## COLLECTED MATERIAL

────────────────────────────────────────

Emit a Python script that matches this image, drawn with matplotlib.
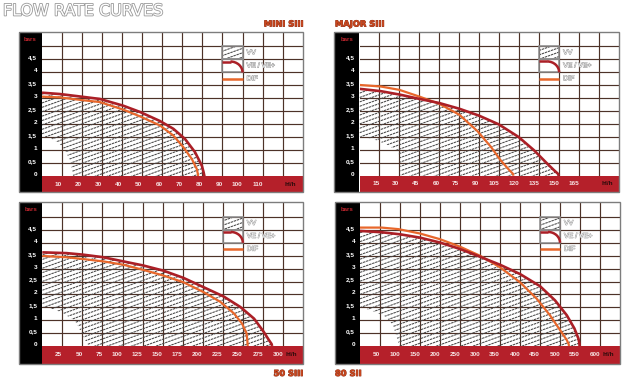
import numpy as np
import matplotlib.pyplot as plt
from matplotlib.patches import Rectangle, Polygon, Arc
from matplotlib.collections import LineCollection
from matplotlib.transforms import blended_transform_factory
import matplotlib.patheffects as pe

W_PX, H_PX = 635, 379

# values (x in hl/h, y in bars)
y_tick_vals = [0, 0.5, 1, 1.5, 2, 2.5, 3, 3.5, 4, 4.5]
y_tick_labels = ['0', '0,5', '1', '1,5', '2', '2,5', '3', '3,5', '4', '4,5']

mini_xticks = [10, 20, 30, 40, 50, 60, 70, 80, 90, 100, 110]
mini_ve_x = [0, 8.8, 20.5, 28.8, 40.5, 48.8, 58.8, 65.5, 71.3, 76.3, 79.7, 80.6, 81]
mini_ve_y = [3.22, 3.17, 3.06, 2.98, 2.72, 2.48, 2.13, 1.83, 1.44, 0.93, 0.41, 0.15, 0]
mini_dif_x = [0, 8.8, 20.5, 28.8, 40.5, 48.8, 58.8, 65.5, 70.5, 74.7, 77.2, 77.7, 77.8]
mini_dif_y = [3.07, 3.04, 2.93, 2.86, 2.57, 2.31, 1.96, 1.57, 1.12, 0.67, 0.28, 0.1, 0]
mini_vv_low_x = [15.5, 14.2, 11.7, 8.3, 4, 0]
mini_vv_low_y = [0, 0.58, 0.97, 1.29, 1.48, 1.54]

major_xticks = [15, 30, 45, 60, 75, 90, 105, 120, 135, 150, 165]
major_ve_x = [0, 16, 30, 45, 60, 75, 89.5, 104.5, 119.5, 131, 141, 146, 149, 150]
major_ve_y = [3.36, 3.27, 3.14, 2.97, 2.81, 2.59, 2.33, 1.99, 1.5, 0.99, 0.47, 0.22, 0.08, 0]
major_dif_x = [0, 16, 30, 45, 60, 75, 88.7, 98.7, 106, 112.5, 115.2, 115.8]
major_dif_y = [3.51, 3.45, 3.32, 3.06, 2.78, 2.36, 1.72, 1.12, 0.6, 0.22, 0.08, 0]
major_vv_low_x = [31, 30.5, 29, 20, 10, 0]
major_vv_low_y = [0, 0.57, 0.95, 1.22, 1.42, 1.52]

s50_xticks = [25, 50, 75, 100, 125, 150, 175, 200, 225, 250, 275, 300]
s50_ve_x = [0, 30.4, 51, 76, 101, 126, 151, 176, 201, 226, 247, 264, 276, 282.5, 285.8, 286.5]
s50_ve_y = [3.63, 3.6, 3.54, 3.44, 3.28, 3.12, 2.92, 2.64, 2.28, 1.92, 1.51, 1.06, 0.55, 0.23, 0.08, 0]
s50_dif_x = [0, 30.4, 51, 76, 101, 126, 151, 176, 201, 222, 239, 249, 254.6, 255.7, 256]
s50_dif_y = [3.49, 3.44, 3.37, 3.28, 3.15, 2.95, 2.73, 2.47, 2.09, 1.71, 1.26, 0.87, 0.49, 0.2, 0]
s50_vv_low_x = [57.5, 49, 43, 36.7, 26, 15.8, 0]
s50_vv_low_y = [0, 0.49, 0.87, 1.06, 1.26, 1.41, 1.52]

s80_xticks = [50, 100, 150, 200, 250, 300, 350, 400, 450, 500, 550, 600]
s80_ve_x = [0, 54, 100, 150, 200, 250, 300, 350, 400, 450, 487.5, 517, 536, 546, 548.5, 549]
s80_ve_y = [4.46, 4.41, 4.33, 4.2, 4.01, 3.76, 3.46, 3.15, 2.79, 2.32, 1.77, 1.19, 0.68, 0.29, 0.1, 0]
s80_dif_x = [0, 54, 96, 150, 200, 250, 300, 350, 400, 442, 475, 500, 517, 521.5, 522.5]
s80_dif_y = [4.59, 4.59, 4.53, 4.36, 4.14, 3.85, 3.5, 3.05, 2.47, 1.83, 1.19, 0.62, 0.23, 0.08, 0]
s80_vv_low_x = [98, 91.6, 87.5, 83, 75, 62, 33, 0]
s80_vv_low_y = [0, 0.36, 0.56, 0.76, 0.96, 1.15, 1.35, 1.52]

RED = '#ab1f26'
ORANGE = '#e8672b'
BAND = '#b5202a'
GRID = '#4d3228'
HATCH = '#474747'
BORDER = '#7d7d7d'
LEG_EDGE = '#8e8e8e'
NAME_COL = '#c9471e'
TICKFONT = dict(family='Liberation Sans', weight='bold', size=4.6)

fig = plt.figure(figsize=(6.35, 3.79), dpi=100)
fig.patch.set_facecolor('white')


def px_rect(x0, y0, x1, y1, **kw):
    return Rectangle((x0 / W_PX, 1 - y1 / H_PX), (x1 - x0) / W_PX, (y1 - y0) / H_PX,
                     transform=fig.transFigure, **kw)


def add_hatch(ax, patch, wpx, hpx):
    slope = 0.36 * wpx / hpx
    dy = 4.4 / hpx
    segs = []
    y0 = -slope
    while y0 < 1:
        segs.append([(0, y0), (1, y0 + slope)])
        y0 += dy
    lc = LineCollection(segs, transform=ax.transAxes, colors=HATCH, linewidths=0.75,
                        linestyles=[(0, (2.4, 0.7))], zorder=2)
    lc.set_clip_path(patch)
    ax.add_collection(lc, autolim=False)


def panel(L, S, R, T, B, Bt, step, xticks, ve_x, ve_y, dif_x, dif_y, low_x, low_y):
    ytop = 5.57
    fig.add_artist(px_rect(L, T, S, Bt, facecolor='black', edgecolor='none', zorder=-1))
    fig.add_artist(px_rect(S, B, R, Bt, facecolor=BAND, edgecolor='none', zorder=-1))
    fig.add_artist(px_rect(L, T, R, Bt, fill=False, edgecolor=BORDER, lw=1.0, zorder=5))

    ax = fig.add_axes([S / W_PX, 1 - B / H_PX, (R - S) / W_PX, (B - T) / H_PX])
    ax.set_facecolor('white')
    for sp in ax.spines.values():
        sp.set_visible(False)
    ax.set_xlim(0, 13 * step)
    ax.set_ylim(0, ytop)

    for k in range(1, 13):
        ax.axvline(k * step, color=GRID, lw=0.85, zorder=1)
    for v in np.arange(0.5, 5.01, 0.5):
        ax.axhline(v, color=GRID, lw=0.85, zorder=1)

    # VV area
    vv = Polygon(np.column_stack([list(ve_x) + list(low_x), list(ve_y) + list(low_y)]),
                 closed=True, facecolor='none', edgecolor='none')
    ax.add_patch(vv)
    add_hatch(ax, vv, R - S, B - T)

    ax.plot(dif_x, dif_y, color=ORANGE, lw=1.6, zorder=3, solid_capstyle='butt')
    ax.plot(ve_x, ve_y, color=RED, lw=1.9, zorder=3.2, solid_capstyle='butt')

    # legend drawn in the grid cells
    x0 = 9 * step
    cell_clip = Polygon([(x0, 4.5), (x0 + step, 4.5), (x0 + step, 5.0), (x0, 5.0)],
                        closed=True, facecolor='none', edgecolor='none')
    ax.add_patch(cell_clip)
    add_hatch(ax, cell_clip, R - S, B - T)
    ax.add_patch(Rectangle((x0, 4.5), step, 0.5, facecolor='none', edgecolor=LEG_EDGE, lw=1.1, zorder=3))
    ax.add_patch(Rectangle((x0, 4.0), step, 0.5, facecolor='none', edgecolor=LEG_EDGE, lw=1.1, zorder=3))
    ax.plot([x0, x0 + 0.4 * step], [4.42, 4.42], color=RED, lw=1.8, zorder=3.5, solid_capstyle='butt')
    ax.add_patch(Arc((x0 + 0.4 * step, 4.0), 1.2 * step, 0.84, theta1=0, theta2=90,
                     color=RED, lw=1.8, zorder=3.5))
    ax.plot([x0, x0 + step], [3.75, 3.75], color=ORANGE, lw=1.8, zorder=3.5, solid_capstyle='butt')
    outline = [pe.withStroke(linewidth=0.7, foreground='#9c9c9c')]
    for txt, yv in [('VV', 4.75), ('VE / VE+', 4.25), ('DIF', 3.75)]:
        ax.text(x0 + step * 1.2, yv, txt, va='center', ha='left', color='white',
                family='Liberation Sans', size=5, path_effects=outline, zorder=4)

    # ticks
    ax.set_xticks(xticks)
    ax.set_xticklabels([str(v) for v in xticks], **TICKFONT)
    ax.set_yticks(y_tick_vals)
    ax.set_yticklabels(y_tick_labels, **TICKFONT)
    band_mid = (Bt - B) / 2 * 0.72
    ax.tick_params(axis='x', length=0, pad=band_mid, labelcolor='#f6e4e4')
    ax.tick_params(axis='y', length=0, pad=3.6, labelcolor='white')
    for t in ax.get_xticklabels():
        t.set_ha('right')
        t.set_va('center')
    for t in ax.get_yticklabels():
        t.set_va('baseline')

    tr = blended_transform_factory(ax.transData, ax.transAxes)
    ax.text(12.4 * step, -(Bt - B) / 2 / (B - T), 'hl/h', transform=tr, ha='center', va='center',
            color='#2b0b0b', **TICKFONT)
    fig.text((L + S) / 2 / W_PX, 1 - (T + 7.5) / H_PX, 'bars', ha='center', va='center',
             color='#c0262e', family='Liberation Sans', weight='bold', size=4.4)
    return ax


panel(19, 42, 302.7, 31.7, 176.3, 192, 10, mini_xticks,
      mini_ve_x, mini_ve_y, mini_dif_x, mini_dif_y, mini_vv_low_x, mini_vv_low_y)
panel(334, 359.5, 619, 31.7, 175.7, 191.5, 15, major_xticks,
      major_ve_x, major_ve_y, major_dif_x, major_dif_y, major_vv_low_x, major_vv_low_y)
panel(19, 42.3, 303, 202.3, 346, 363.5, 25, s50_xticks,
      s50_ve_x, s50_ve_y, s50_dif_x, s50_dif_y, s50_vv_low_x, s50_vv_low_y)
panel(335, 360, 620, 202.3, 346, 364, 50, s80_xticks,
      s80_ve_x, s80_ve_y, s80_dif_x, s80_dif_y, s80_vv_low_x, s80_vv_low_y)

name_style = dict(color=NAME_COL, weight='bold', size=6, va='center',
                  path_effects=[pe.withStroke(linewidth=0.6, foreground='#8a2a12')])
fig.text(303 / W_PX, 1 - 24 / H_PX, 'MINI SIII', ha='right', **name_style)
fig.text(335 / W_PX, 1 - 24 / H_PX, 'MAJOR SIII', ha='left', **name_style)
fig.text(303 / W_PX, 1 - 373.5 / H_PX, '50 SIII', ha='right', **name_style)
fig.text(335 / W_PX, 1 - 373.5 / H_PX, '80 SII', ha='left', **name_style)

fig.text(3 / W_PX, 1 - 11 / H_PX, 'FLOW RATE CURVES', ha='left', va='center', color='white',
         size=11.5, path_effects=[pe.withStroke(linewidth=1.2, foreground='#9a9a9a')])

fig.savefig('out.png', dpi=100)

────────────────────────────────────────

## WHAT IS REQUIRED
Which lines hold the word "matplotlib"? Copy all of them.

## SOLUTION
Emit a Python script that matches this image, drawn with matplotlib.
import matplotlib.pyplot as plt
from matplotlib.patches import Rectangle, Polygon, Arc
from matplotlib.collections import LineCollection
from matplotlib.transforms import blended_transform_factory
import matplotlib.patheffects as pe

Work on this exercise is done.